## BRIEF
It is required that the lines from the top of the listing through the line with "import matplotlib.pyplot as plt" be reproduced exactly, excluding pictures.

## DATASET CONTENT
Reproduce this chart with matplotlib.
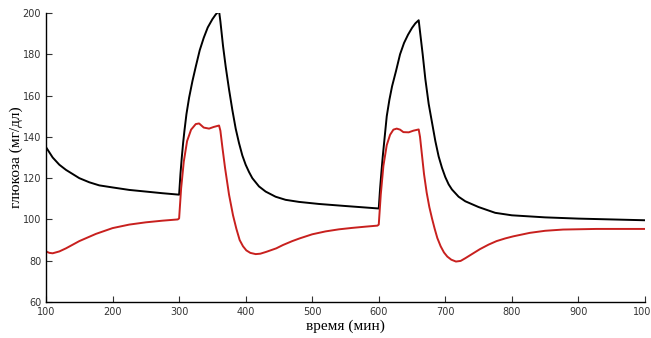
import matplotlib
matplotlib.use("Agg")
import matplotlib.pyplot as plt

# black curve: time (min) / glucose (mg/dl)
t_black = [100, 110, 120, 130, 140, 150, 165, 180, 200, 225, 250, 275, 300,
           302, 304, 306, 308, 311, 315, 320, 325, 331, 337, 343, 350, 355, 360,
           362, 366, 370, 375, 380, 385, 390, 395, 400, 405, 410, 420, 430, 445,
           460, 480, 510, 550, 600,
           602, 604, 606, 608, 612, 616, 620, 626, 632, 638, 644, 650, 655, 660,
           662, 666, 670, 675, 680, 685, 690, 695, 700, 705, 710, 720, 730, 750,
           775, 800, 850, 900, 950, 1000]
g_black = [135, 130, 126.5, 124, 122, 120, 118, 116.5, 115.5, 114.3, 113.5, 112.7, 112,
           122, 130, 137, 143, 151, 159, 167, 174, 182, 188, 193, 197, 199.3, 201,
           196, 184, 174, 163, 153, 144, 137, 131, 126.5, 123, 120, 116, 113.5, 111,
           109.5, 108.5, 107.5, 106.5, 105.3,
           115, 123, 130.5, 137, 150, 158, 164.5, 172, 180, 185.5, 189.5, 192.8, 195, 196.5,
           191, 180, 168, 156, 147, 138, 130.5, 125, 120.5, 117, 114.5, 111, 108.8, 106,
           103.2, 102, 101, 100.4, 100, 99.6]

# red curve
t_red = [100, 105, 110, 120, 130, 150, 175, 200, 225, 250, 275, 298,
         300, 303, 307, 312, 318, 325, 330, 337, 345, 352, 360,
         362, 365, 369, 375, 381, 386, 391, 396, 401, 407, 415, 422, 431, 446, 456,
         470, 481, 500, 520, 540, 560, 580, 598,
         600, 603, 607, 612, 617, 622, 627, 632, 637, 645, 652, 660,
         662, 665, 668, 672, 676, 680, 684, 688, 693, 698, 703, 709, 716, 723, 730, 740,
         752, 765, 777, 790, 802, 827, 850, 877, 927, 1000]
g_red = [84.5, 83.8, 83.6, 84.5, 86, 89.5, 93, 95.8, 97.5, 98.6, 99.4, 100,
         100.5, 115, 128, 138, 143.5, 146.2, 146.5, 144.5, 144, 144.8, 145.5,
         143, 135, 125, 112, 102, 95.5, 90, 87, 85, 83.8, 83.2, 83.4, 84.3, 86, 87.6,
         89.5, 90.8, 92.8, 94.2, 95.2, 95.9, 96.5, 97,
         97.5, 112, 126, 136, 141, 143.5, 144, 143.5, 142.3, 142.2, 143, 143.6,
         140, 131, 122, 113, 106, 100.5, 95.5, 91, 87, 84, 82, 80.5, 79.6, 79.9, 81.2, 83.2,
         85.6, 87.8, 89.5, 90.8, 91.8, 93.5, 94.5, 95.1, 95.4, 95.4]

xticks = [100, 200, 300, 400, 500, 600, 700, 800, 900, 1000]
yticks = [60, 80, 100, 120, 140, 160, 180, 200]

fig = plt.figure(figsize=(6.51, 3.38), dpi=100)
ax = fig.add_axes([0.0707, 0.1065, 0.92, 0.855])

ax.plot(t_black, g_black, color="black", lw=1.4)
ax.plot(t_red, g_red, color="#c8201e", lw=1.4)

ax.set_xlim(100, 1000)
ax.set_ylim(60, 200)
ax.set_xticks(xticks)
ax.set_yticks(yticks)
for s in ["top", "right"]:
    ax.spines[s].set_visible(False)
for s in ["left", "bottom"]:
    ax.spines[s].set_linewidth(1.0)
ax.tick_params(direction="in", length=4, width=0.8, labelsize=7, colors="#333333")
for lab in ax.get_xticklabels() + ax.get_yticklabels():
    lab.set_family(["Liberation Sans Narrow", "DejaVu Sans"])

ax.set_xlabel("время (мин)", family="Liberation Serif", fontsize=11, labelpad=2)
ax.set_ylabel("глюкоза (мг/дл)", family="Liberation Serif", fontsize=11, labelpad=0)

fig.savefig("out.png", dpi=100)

## TASK OUTPUT
Reproduce this chart with matplotlib.
import matplotlib
matplotlib.use("Agg")
import matplotlib.pyplot as plt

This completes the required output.